Mais il faut garder à l’esprit que la prescription n’est pas un laps de temps intangible qui une fois qu’il est écoulé fait obstacle aux poursuites. Il peut être interrompu, et repart dans ce cas à zéro. Il faut six ans d’inaction des autorités judiciaires pour acquérir la prescription. Or les autorités judiciaires californiennes ne sont pas restées inactives depuis trente ans et ont toujours interrompu la prescription. La preuve ? En 2005, elles ont délivré un nouveau mandat d’arrêt international, acte qui interrompt la prescription : ce n’était en l’état actuel des choses qu’en 2011 que la prescription aurait éventuellement pu être acquise (sauf éléments du dossier que j’ignore, bien sûr).

Enfin et j’en terminerai là-dessus, je trouve choquant deux choses dans le tir de barrage du monde artistique. 

Je trouve honteux d’entendre des artistes qui il y a quelques semaines vouaient aux gémonies les téléchargeurs et approuvaient toute législation répressive et faisant bon cas de droits constitutionnels pour sanctionner le téléchargement illégal de leurs œuvres crier au scandale quand c’est à un des leurs qu’on entend appliquer la loi dans toute sa rigueur. Quand on sait que pas mal de téléchargeurs ont dans les treize ans, on en tire l’impression que les mineurs ne sont bons à leurs yeux qu’à cracher leur argent de poche et leur servir d’objet sexuel. Comme si leur image avait besoin de ça.

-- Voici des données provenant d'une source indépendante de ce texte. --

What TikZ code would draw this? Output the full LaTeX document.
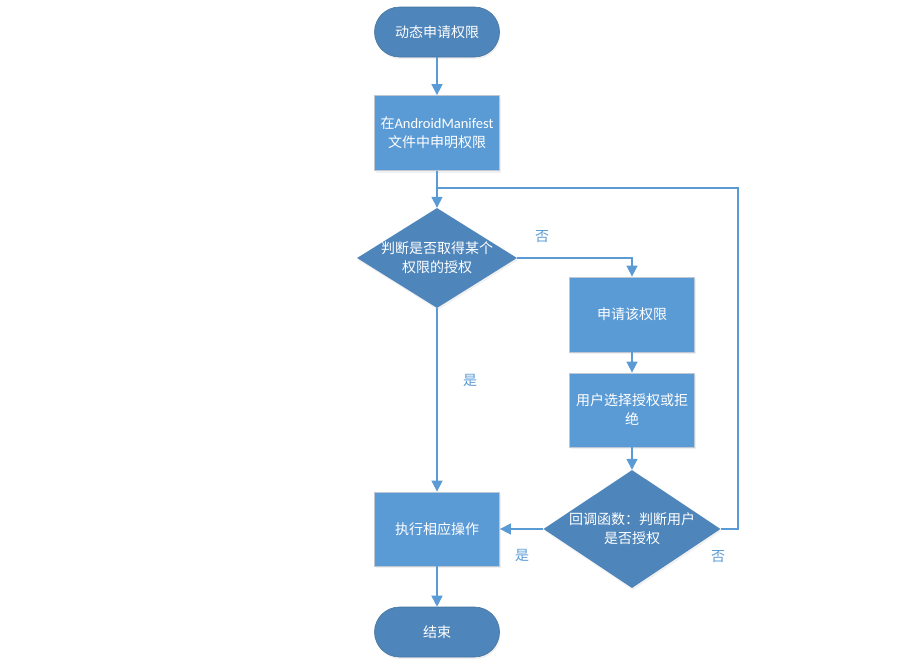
\documentclass[tikz,border=0pt]{standalone}
\usepackage{fontspec}
\setmainfont{Noto Sans CJK SC}
\newfontfamily\latinpart{Carlito}
\usetikzlibrary{shapes.geometric,arrows.meta,shadows}
\definecolor{darkfill}{RGB}{78,133,186}
\definecolor{lightfill}{RGB}{91,155,213}
\definecolor{linecol}{RGB}{91,155,213}
\definecolor{boxborder}{RGB}{190,200,212}
\definecolor{stadborder}{RGB}{70,115,160}
\tikzset{
  base/.style={text=white, align=center, font=\fontsize{14}{19}\selectfont, inner sep=0pt},
  terminal/.style={base, draw=stadborder, line width=0.6pt, fill=darkfill, rounded corners=25pt,
    minimum width=125pt, minimum height=50pt,
    drop shadow={opacity=0.12, shadow xshift=1pt, shadow yshift=-2pt}},
  procbox/.style={base, draw=boxborder, line width=0.8pt, fill=lightfill,
    minimum width=125pt, minimum height=75pt,
    drop shadow={opacity=0.12, shadow xshift=1pt, shadow yshift=-2pt}},
  decision/.style={diamond, fill=darkfill, inner sep=0pt,
    drop shadow={opacity=0.12, shadow xshift=1pt, shadow yshift=-2pt}},
  conn/.style={draw=linecol, line width=1.6pt, -{Triangle[width=11pt,length=11pt]}},
  plain/.style={draw=linecol, line width=1.6pt},
  edgelabel/.style={text=linecol, font=\fontsize{14}{16}\selectfont, inner sep=0pt},
}
\begin{document}
\begin{tikzpicture}[x=1pt,y=-1pt]
\useasboundingbox (0,0) rectangle (919,665);
\node[terminal] (start) at (437,32) {动态申请权限};
\node[procbox] (manifest) at (437,133) {在{\latinpart\fontsize{14.5}{19}\selectfont AndroidManifest}\\文件中申明权限};
\node[decision, minimum width=160pt, minimum height=100pt,
      label={[base]center:判断是否取得某个\\权限的授权}] (d1) at (437,258) {};
\node[procbox] (req) at (632,314.5) {申请该权限};
\node[procbox, minimum height=74pt] (user) at (632,410) {用户选择授权或拒\\绝};
\node[decision, minimum width=177pt, minimum height=118pt,
      label={[base]center:回调函数：判断用户\\是否授权}] (d2) at (632,529) {};
\node[procbox, minimum height=74pt] (exec) at (437,529) {执行相应操作};
\node[terminal] (end) at (437,632) {结束};
\coordinate (loop) at (738,188);

\draw[conn] (start) -- (manifest);
\draw[conn] (manifest) -- (d1.north);
\draw[conn] (d1.east) -| (req.north);
\draw[conn] (req) -- (user);
\draw[conn] (user) -- (d2.north);
\draw[conn] (d2.west) -- (exec.east);
\draw[conn] (d1.south) -- (exec.north);
\draw[conn] (exec) -- (end);
\draw[plain] (d2.east) -| (loop) -- (loop -| d1.north);

\node[edgelabel] (no1) at (542,237) {否};
\node[edgelabel] (yes1) at (470,380) {是};
\node[edgelabel] (yes2) at (522,555) {是};
\node[edgelabel] (no2) at (718,557) {否};
\end{tikzpicture}
\end{document}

Et après ça, on traitera les magistrats de corporatistes.

Et je bondis en entendant le ministre de la culture parler de « cette amérique qui fait peur ». Ah, comme on la connait mal, cette amérique.

Tocqueville avait déjà relevé il y a 170 ans, la passion pour l’égalité de ce pays. Elle n’a pas changé. Il est inconcevable là-bas de traiter différemment un justiciable parce qu’il appartiendrait à une aristocratie, fut-elle artistique. Il y a dix ans, l’Amérique a sérieusement envisagé de renverser le président en exercice parce qu’il avait menti sous serment devant un Grand Jury. Quitte à affaiblir durablement l’Exécutif.

Une justice qui n’épargne pas les puissants et les protégés des puissants ? On comprend qu’un ministre de la République française, qui a soigneusement mis son président et ses ministres à l’abri de Thémis, trouve que cette Amérique fait peur.

PS : billet mis à jour, merci à nemo pour ses lumières sur le droit du Golden State.